Le secrétaire général de l'ONU, Ban Ki-moon, condamne pour sa part « dans les termes les plus fermes les violences qui se sont produites au Caire quand les services de sécurité égyptiens ont utilisé la force » contre les manifestants, a indiqué mercredi son porte-parole. Il « déplore que les autorités égyptiennes aient choisi d'utiliser la force pour répondre aux manifestations ».

L'Union européenne a jugé « extrêmement préoccupants » les récents développements en Égypte. « Nous réaffirmons que la violence ne mènera à aucune solution et nous exhortons les autorités égyptiennes à procéder avec la plus grande retenue », a déclaré Michael Mann, le porte-parole de la chef de la diplomatie européenne, Catherine Ashton.

Le chef de la diplomatie française Laurent Fabius a pour sa part condamné « avec la plus grande fermeté les violences sanglantes intervenues en Egypte » et a demandé « un arrêt immédiat de la répression », Il dit avoir saisi le Secrétaire général des Nations unies Ban Ki-moon et les principaux partenaires de la France « pour qu'en urgence une position internationale soit prise en ce sens ».

Le chef de la diplomatie canadienne, John Baird,se dit profondément inquiet et appelle les deux parties à la réconciliation.
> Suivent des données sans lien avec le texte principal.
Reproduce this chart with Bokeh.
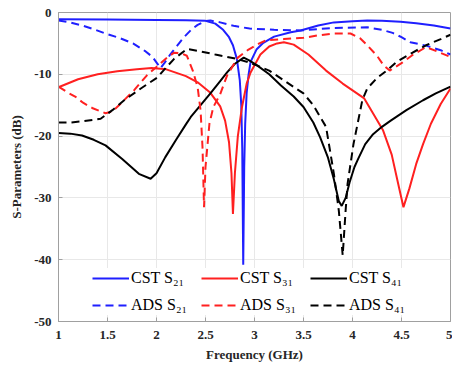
from bokeh.plotting import figure
from bokeh.models import Legend, LegendItem, FixedTicker, Range1d
from bokeh.embed import file_html
from bokeh.resources import INLINE

# ---------------- data ----------------
cst_s21_f = [1.0, 1.5, 2.0, 2.3, 2.5, 2.6, 2.68, 2.74, 2.78, 2.82, 2.85, 2.865, 2.875, 2.885,
             2.895, 2.905, 2.92, 2.94, 2.96, 3.02, 3.09, 3.2, 3.37, 3.47, 3.65, 3.81, 4.0,
             4.15, 4.3, 4.49, 4.65, 4.83, 5.0]
cst_s21_db = [-1.1, -1.15, -1.2, -1.25, -1.35, -1.8, -2.8, -4.0, -5.3, -7.5, -11.0, -15.0, -22.0, -40.8,
              -25.0, -18.0, -13.0, -10.0, -8.0, -6.0, -4.9, -3.9, -3.2, -2.9, -2.1, -1.6, -1.4,
              -1.3, -1.35, -1.5, -1.75, -2.1, -2.6]

cst_s31_f = [1.0, 1.2, 1.4, 1.6, 1.8, 1.95, 2.1, 2.3, 2.42, 2.55, 2.65, 2.7, 2.74, 2.765, 2.78,
             2.8, 2.83, 2.87, 2.92, 2.96, 3.06, 3.15, 3.23, 3.3, 3.4, 3.55, 3.73, 3.9, 4.12,
             4.31, 4.4, 4.47, 4.52, 4.58, 4.65, 4.72, 4.8, 4.9, 5.0]
cst_s31_db = [-12.1, -10.8, -10.0, -9.5, -9.2, -9.0, -9.2, -10.3, -11.3, -13.0, -15.2, -17.5, -21.0, -26.0, -32.6,
              -26.0, -20.0, -15.5, -11.5, -9.7, -6.8, -5.5, -5.0, -4.8, -5.2, -6.8, -9.4, -11.5, -13.9,
              -19.0, -23.0, -28.0, -31.5, -28.5, -24.5, -21.3, -18.0, -14.8, -12.3]

cst_s41_f = [1.0, 1.12, 1.24, 1.36, 1.48, 1.65, 1.82, 1.94, 2.0, 2.09, 2.2, 2.3, 2.35, 2.45, 2.55,
             2.65, 2.72, 2.8, 2.89, 2.95, 3.03, 3.15, 3.27, 3.4, 3.5, 3.6, 3.67, 3.75, 3.81,
             3.86, 3.89, 3.93, 3.97, 4.02, 4.06, 4.13, 4.21, 4.3, 4.39, 4.55, 4.72, 4.85, 5.0]
cst_s41_db = [-19.5, -19.6, -19.9, -20.6, -21.5, -23.7, -26.1, -26.9, -26.0, -23.4, -20.6, -18.1, -16.9, -15.0, -13.1,
              -11.1, -9.7, -8.3, -7.3, -7.8, -8.6, -10.0, -11.8, -13.6, -15.3, -17.8, -20.2, -23.5, -27.0,
              -30.5, -31.3, -30.0, -27.5, -25.0, -23.6, -21.3, -19.7, -18.5, -17.5, -15.8, -14.2, -13.1, -12.0]

ads_s21_f = [1.0, 1.12, 1.24, 1.36, 1.48, 1.62, 1.76, 1.88, 1.96, 2.01, 2.04, 2.08, 2.14, 2.2,
             2.28, 2.36, 2.42, 2.5, 2.55, 2.65, 2.8, 2.95, 3.2, 3.47, 3.81, 4.15, 4.3, 4.41,
             4.5, 4.59, 4.76, 4.9, 5.0]
ads_s21_db = [-1.3, -1.6, -2.1, -2.7, -3.4, -4.1, -5.0, -6.2, -7.2, -8.3, -9.0, -8.2, -6.8, -5.6,
              -4.0, -2.7, -2.0, -1.4, -1.3, -1.6, -2.2, -2.6, -2.8, -2.9, -2.5, -2.4, -2.8, -3.3,
              -4.0, -4.8, -5.4, -6.1, -6.8]

ads_s31_f = [1.0, 1.1, 1.17, 1.25, 1.35, 1.48, 1.55, 1.65, 1.77, 1.9, 2.0, 2.1, 2.18, 2.25, 2.31,
             2.37, 2.42, 2.45, 2.47, 2.485, 2.5, 2.54, 2.58, 2.65, 2.72, 2.83, 2.93, 3.05, 3.12,
             3.3, 3.5, 3.65, 3.81, 3.98, 4.08, 4.15, 4.25, 4.32, 4.38, 4.5, 4.62, 4.75, 4.88, 5.0]
ads_s31_db = [-12.0, -13.0, -13.6, -14.6, -15.5, -16.3, -16.0, -14.5, -12.6, -10.2, -8.8, -7.4, -6.5, -6.6, -7.0,
              -9.4, -12.1, -15.9, -22.0, -31.5, -25.0, -18.0, -15.3, -13.2, -10.2, -7.3, -6.1, -5.0, -4.5,
              -4.3, -4.1, -3.7, -3.4, -3.4, -4.2, -5.3, -7.0, -8.6, -9.4, -8.2, -6.8, -5.6, -6.4, -7.2]

ads_s41_f = [1.0, 1.12, 1.25, 1.43, 1.55, 1.67, 1.84, 2.01, 2.07, 2.18, 2.31, 2.45, 2.6, 2.79, 2.93,
             3.03, 3.15, 3.3, 3.5, 3.6, 3.73, 3.81, 3.86, 3.9, 3.93, 3.95, 4.01, 4.1, 4.15,
             4.25, 4.35, 4.45, 4.6, 4.75, 4.9, 5.0]
ads_s41_db = [-17.8, -17.8, -17.6, -17.2, -15.8, -14.2, -12.3, -10.5, -9.4, -7.5, -5.9, -6.3, -6.8, -7.4, -8.0,
              -8.6, -9.4, -11.0, -13.1, -15.0, -18.5, -26.1, -32.0, -39.3, -32.0, -27.7, -21.3, -14.2, -12.3,
              -10.6, -9.4, -8.0, -6.6, -5.3, -4.3, -3.6]

x_ticks = [1, 1.5, 2, 2.5, 3, 3.5, 4, 4.5, 5]
x_tick_labels = ["1", "1.5", "2", "2.5", "3", "3.5", "4", "4.5", "5"]
y_ticks = [0, -10, -20, -30, -40, -50]
y_tick_labels = ["0", "-10", "-20", "-30", "-40", "-50"]

legend_labels = ["CST S\u2082\u2081", "CST S\u2083\u2081", "CST S\u2084\u2081",
                 "ADS S\u2082\u2081", "ADS S\u2083\u2081", "ADS S\u2084\u2081"]

# ---------------- figure ----------------
FONT = "Liberation Serif"
p = figure(width=452, height=370, output_backend="svg", toolbar_location=None,
           x_range=Range1d(1, 5), y_range=Range1d(-50, 0),
           min_border_left=58, min_border_right=2, min_border_top=12, min_border_bottom=49)
p.background_fill_color = "white"
p.border_fill_color = "white"
p.outline_line_color = "#a0a0a0"
p.outline_line_width = 1

for ax in (p.xaxis[0], p.yaxis[0]):
    ax.axis_line_color = "#a0a0a0"
    ax.major_tick_line_color = "#a0a0a0"
    ax.minor_tick_line_color = None
    ax.major_tick_in = 4
    ax.major_tick_out = 0
    ax.major_label_text_font = FONT
    ax.major_label_text_font_style = "bold"
    ax.major_label_text_font_size = "13px"
    ax.major_label_text_color = "#262626"
    ax.axis_label_text_font = FONT
    ax.axis_label_text_font_style = "bold"
    ax.axis_label_text_font_size = "13px"
    ax.axis_label_text_color = "#262626"

p.xaxis.ticker = FixedTicker(ticks=x_ticks)
p.xaxis.major_label_overrides = {t: l for t, l in zip(x_ticks, x_tick_labels)}
p.yaxis.ticker = FixedTicker(ticks=y_ticks)
p.yaxis.major_label_overrides = {t: l for t, l in zip(y_ticks, y_tick_labels)}
p.xaxis.axis_label = "Frequency (GHz)"
p.yaxis.axis_label = "S-Parameters (dB)"
p.xaxis.major_label_standoff = 9
p.yaxis.major_label_standoff = 7
p.xaxis.axis_label_standoff = 5
p.yaxis.axis_label_standoff = 7

p.xgrid.grid_line_color = "#e8e8e8"
p.ygrid.grid_line_color = "#e8e8e8"

BLUE = "#1f1fff"
RED = "#ff2020"
BLACK = "#000000"
DASH = "8 5"
LW = 2

r1 = p.line(cst_s21_f, cst_s21_db, line_color=BLUE, line_width=LW)
r2 = p.line(cst_s31_f, cst_s31_db, line_color=RED, line_width=LW)
r3 = p.line(cst_s41_f, cst_s41_db, line_color=BLACK, line_width=LW)
r4 = p.line(ads_s21_f, ads_s21_db, line_color=BLUE, line_width=LW, line_dash=DASH)
r5 = p.line(ads_s31_f, ads_s31_db, line_color=RED, line_width=LW, line_dash=DASH)
r6 = p.line(ads_s41_f, ads_s41_db, line_color=BLACK, line_width=LW, line_dash=DASH)

renderers = [r1, r2, r3, r4, r5, r6]
legend = Legend(items=[LegendItem(label=l, renderers=[r]) for l, r in zip(legend_labels, renderers)],
                orientation="horizontal", ncols=3,
                location=(34, 6),
                glyph_width=37, glyph_height=20, label_standoff=2, spacing=7,
                label_width=63,
                label_text_font=FONT, label_text_font_size="16px", label_text_color="#000000",
                label_height=20, padding=3, margin=0,
                border_line_color=None, background_fill_color="white", background_fill_alpha=1.0)
p.add_layout(legend, "center")

open("out.html", "w").write(file_html(p, INLINE))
Il exhorte les autorités égyptiennes à instaurer une démocratie transparente pour atténuer les tensions.

Le Royaume-Uni, la Suède, l'Italie, le Qatar et l'Iran ont également condamné l'utilisation de la force pour disperser les manifestants.

La Turquie a exhorté la communauté internationale à faire immédiatement cesser le « massacre » en Égypte.

Des semaines de confrontation

Cette opération intervient après l'échec de la diplomatie internationale qui a déployé beaucoup d'efforts pour tenter d'éviter un bain de sang.

Depuis des semaines, des milliers de partisans de Mohamed Morsi campaient dans ces deux endroits pour protester contre la destitution par l'armée, le 3 juillet, du président islamiste, le premier chef d'État librement élu dans l'histoire de l'Égypte.

Ses partisans étaient retranchés derrière des barricades, avec femmes et enfants. Les Frères musulmans ont toujours répété que ces rassemblements étaient pacifiques. Toutefois, le gouvernement les accusait d'être des « terroristes » et de stocker des armes sur les campements.

Des photos prises ce matin montrent que certains pro-Morsi étaient effectivement armés.